#### Short exercise:
Any picture among the records should be left out, please; retype the rest exactly.

#### The records:
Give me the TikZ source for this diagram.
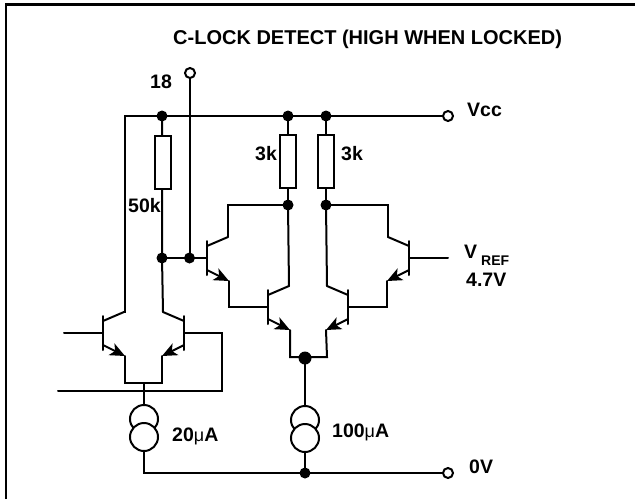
\documentclass[tikz,border=0pt]{standalone}
\usepackage{fontspec}
\setmainfont{Liberation Sans}
\usetikzlibrary{arrows.meta}
\tikzset{
  x=1pt,y=-1pt,
  wire/.style={line width=2pt,line cap=round,line join=miter},
  junction/.style={circle,fill=black,inner sep=0pt,minimum size=11pt},
  bigjunction/.style={circle,fill=black,inner sep=0pt,minimum size=13pt},
  terminal/.style={circle,draw=black,fill=white,line width=2pt,inner sep=0pt,minimum size=10pt},
  resistor/.style={draw=black,fill=white,line width=2pt,inner sep=0pt,minimum width=16pt,minimum height=53pt},
  source/.style={circle,draw=black,fill=white,line width=2pt,inner sep=0pt,minimum size=28pt},
  lab/.style={font=\fontsize{19.5pt}{22pt}\bfseries\selectfont,inner sep=0pt,anchor=base west},
  sublab/.style={font=\fontsize{14pt}{16pt}\bfseries\selectfont,inner sep=0pt,anchor=base west},
  emit/.style={wire,-{Stealth[length=15pt,width=13pt,inset=4pt]}}
}
\newcommand{\mymu}{{\fontsize{18pt}{20pt}\mdseries\selectfont μ}}
% #1 name, #2 bar x, #3 base y, #4 +1/-1 direction of collector/emitter
\newcommand{\bjt}[4]{%
  \coordinate (#1b) at (#2,#3);
  \coordinate (#1c) at ({#2+#4*21},#3-21);
  \coordinate (#1e) at ({#2+#4*22},#3+23);
  \draw[wire] ({#2},#3-17) -- ({#2},#3+17);
  \draw[wire] ({#2},#3-12) -- (#1c);
  \draw[emit] ({#2},#3+12) -- (#1e);
}
\begin{document}
\begin{tikzpicture}
\useasboundingbox (0,0) rectangle (635,499);
\fill[white] (0,0) rectangle (635,499);
\draw[line width=2.4pt] (6,499) -- (6,4.5) -- (635,4.5);

\bjt{QA}{103}{333}{1}
\bjt{QB}{184}{333}{-1}
\bjt{QC}{207}{258}{1}
\bjt{QD}{268}{307}{1}
\bjt{QE}{348}{307}{-1}
\bjt{QF}{409}{258}{-1}

\coordinate (tl) at (124.5,116);
\coordinate (tailA) at (125,383);
\coordinate (tailB) at (162,383);
\coordinate (tailM) at (144,383);
\coordinate (tie1) at (222,333);
\coordinate (tie2) at (222,391);
\coordinate (tie3) at (58,391);
\coordinate (inA) at (64,333);
\coordinate (inF) at (448,258);
\coordinate (gnd) at (144,473);
\coordinate (c1) at (228,205);
\coordinate (c2) at (388,205);
\coordinate (m1) at (229,307);
\coordinate (m2) at (387,307);
\coordinate (k1) at (290,357);
\coordinate (k2) at (327,357);
\coordinate (n1) at (162,116);
\coordinate (n2) at (162,258);
\coordinate (n3) at (190,73);
\coordinate (n4) at (190,258);
\coordinate (n5) at (288,116);
\coordinate (n6) at (326,116);
\coordinate (n7) at (288,205);
\coordinate (n8) at (326,205);
\coordinate (n9) at (305,358);
\coordinate (n10) at (305,473);
\coordinate (n11) at (448,116);
\coordinate (n12) at (448,473);

\draw[wire] (n11) -- (tl) -- (tl |- QAc) -- (QAc);
\draw[wire] (n1) -- (n2) -- (QBc);
\draw[wire] (n3) -- (n4);
\draw[wire] (n2) -- (QCb);
\draw[wire] (n5) -- (n7);
\draw[wire] (n6) -- (n8);
\draw[wire] (n7) -- (c1) -- (QCc);
\draw[wire] (n7) -- (QDc);
\draw[wire] (n8) -- (QEc);
\draw[wire] (n8) -- (c2) -- (QFc);
\draw[wire] (QCe) -- (m1) -- (QDb);
\draw[wire] (QFe) -- (m2) -- (QEb);
\draw[wire] (QDe) -- (k1) -- (k2) -- (QEe);
\draw[wire] (inA) -- (QAb);
\draw[wire] (QFb) -- (inF);
\draw[wire] (QAe) -- (tailA) -- (tailB) -- (QBe);
\draw[wire] (QBb) -- (tie1) -- (tie2) -- (tie3);
\draw[wire] (tailM) -- (144,404);
\draw[wire] (144,450) -- (gnd) -- (n12);
\draw[wire] (n9) -- (305,405);
\draw[wire] (305,450) -- (n10);

\node[source] (s1a) at (144,419) {};
\node[source] (s1b) at (144,437) {};
\node[source] (s2a) at (305,420) {};
\node[source] (s2b) at (305,438) {};
\node[terminal] (t18) at (n3) {};
\node[terminal] (tvcc) at (n11) {};
\node[terminal] (t0v) at (n12) {};
\node[junction] (d1) at (n1) {};
\node[junction] (d2) at (n5) {};
\node[junction] (d3) at (n6) {};
\node[junction] (d4) at (n7) {};
\node[junction] (d5) at (n8) {};
\node[junction] (d6) at (n2) {};
\node[junction] (d7) at (189.5,258) {};
\node[bigjunction] (d8) at (n9) {};
\node[junction] (d9) at (n10) {};
\node[resistor] (r1) at (162.5,162.5) {};
\node[resistor] (r2) at (288,161) {};
\node[resistor] (r3) at (326,161) {};

\node[lab,font=\fontsize{20pt}{22pt}\bfseries\selectfont] (title) at (173,44) {C-LOCK DETECT (HIGH WHEN LOCKED)};
\node[lab] (l18) at (150,88) {18};
\node[lab] (lvcc) at (467,116) {Vcc};
\node[lab] (l0v) at (469,473) {0V};
\node[lab] (l50) at (128,212) {50k};
\node[lab] (l3a) at (255,160) {3k};
\node[lab] (l3b) at (341,160) {3k};
\node[lab] (lv) at (464,258) {V};
\node[sublab] (lref) at (481,265) {REF};
\node[lab] (l47) at (466,286) {4.7V};
\node[lab] (l20) at (172,441) {20\mymu A};
\node[lab] (l100) at (332,437) {100\mymu A};
\end{tikzpicture}
\end{document}
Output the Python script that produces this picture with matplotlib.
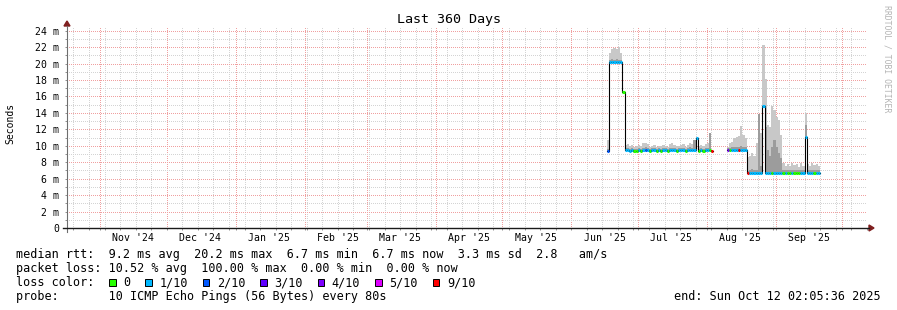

#### Expected answer:
Give me the TikZ source for this diagram.
\documentclass[tikz,border=0pt]{standalone}
\usepackage{fontspec}
\setmainfont{Liberation Sans}
\usetikzlibrary{arrows.meta}
\tikzset{
  x=1pt,y=-1pt,
  wire/.style={line width=2pt,line cap=round,line join=miter},
  junction/.style={circle,fill=black,inner sep=0pt,minimum size=11pt},
  bigjunction/.style={circle,fill=black,inner sep=0pt,minimum size=13pt},
  terminal/.style={circle,draw=black,fill=white,line width=2pt,inner sep=0pt,minimum size=10pt},
  resistor/.style={draw=black,fill=white,line width=2pt,inner sep=0pt,minimum width=16pt,minimum height=53pt},
  source/.style={circle,draw=black,fill=white,line width=2pt,inner sep=0pt,minimum size=28pt},
  lab/.style={font=\fontsize{19.5pt}{22pt}\bfseries\selectfont,inner sep=0pt,anchor=base west},
  sublab/.style={font=\fontsize{14pt}{16pt}\bfseries\selectfont,inner sep=0pt,anchor=base west},
  emit/.style={wire,-{Stealth[length=15pt,width=13pt,inset=4pt]}}
}
\newcommand{\mymu}{{\fontsize{18pt}{20pt}\mdseries\selectfont μ}}
% #1 name, #2 bar x, #3 base y, #4 +1/-1 direction of collector/emitter
\newcommand{\bjt}[4]{%
  \coordinate (#1b) at (#2,#3);
  \coordinate (#1c) at ({#2+#4*21},#3-21);
  \coordinate (#1e) at ({#2+#4*22},#3+23);
  \draw[wire] ({#2},#3-17) -- ({#2},#3+17);
  \draw[wire] ({#2},#3-12) -- (#1c);
  \draw[emit] ({#2},#3+12) -- (#1e);
}
\begin{document}
\begin{tikzpicture}
\useasboundingbox (0,0) rectangle (635,499);
\fill[white] (0,0) rectangle (635,499);
\draw[line width=2.4pt] (6,499) -- (6,4.5) -- (635,4.5);

\bjt{QA}{103}{333}{1}
\bjt{QB}{184}{333}{-1}
\bjt{QC}{207}{258}{1}
\bjt{QD}{268}{307}{1}
\bjt{QE}{348}{307}{-1}
\bjt{QF}{409}{258}{-1}

\coordinate (tl) at (124.5,116);
\coordinate (tailA) at (125,383);
\coordinate (tailB) at (162,383);
\coordinate (tailM) at (144,383);
\coordinate (tie1) at (222,333);
\coordinate (tie2) at (222,391);
\coordinate (tie3) at (58,391);
\coordinate (inA) at (64,333);
\coordinate (inF) at (448,258);
\coordinate (gnd) at (144,473);
\coordinate (c1) at (228,205);
\coordinate (c2) at (388,205);
\coordinate (m1) at (229,307);
\coordinate (m2) at (387,307);
\coordinate (k1) at (290,357);
\coordinate (k2) at (327,357);
\coordinate (n1) at (162,116);
\coordinate (n2) at (162,258);
\coordinate (n3) at (190,73);
\coordinate (n4) at (190,258);
\coordinate (n5) at (288,116);
\coordinate (n6) at (326,116);
\coordinate (n7) at (288,205);
\coordinate (n8) at (326,205);
\coordinate (n9) at (305,358);
\coordinate (n10) at (305,473);
\coordinate (n11) at (448,116);
\coordinate (n12) at (448,473);

\draw[wire] (n11) -- (tl) -- (tl |- QAc) -- (QAc);
\draw[wire] (n1) -- (n2) -- (QBc);
\draw[wire] (n3) -- (n4);
\draw[wire] (n2) -- (QCb);
\draw[wire] (n5) -- (n7);
\draw[wire] (n6) -- (n8);
\draw[wire] (n7) -- (c1) -- (QCc);
\draw[wire] (n7) -- (QDc);
\draw[wire] (n8) -- (QEc);
\draw[wire] (n8) -- (c2) -- (QFc);
\draw[wire] (QCe) -- (m1) -- (QDb);
\draw[wire] (QFe) -- (m2) -- (QEb);
\draw[wire] (QDe) -- (k1) -- (k2) -- (QEe);
\draw[wire] (inA) -- (QAb);
\draw[wire] (QFb) -- (inF);
\draw[wire] (QAe) -- (tailA) -- (tailB) -- (QBe);
\draw[wire] (QBb) -- (tie1) -- (tie2) -- (tie3);
\draw[wire] (tailM) -- (144,404);
\draw[wire] (144,450) -- (gnd) -- (n12);
\draw[wire] (n9) -- (305,405);
\draw[wire] (305,450) -- (n10);

\node[source] (s1a) at (144,419) {};
\node[source] (s1b) at (144,437) {};
\node[source] (s2a) at (305,420) {};
\node[source] (s2b) at (305,438) {};
\node[terminal] (t18) at (n3) {};
\node[terminal] (tvcc) at (n11) {};
\node[terminal] (t0v) at (n12) {};
\node[junction] (d1) at (n1) {};
\node[junction] (d2) at (n5) {};
\node[junction] (d3) at (n6) {};
\node[junction] (d4) at (n7) {};
\node[junction] (d5) at (n8) {};
\node[junction] (d6) at (n2) {};
\node[junction] (d7) at (189.5,258) {};
\node[bigjunction] (d8) at (n9) {};
\node[junction] (d9) at (n10) {};
\node[resistor] (r1) at (162.5,162.5) {};
\node[resistor] (r2) at (288,161) {};
\node[resistor] (r3) at (326,161) {};

\node[lab,font=\fontsize{20pt}{22pt}\bfseries\selectfont] (title) at (173,44) {C-LOCK DETECT (HIGH WHEN LOCKED)};
\node[lab] (l18) at (150,88) {18};
\node[lab] (lvcc) at (467,116) {Vcc};
\node[lab] (l0v) at (469,473) {0V};
\node[lab] (l50) at (128,212) {50k};
\node[lab] (l3a) at (255,160) {3k};
\node[lab] (l3b) at (341,160) {3k};
\node[lab] (lv) at (464,258) {V};
\node[sublab] (lref) at (481,265) {REF};
\node[lab] (l47) at (466,286) {4.7V};
\node[lab] (l20) at (172,441) {20\mymu A};
\node[lab] (l100) at (332,437) {100\mymu A};
\end{tikzpicture}
\end{document}
Output the Python script that produces this picture with matplotlib.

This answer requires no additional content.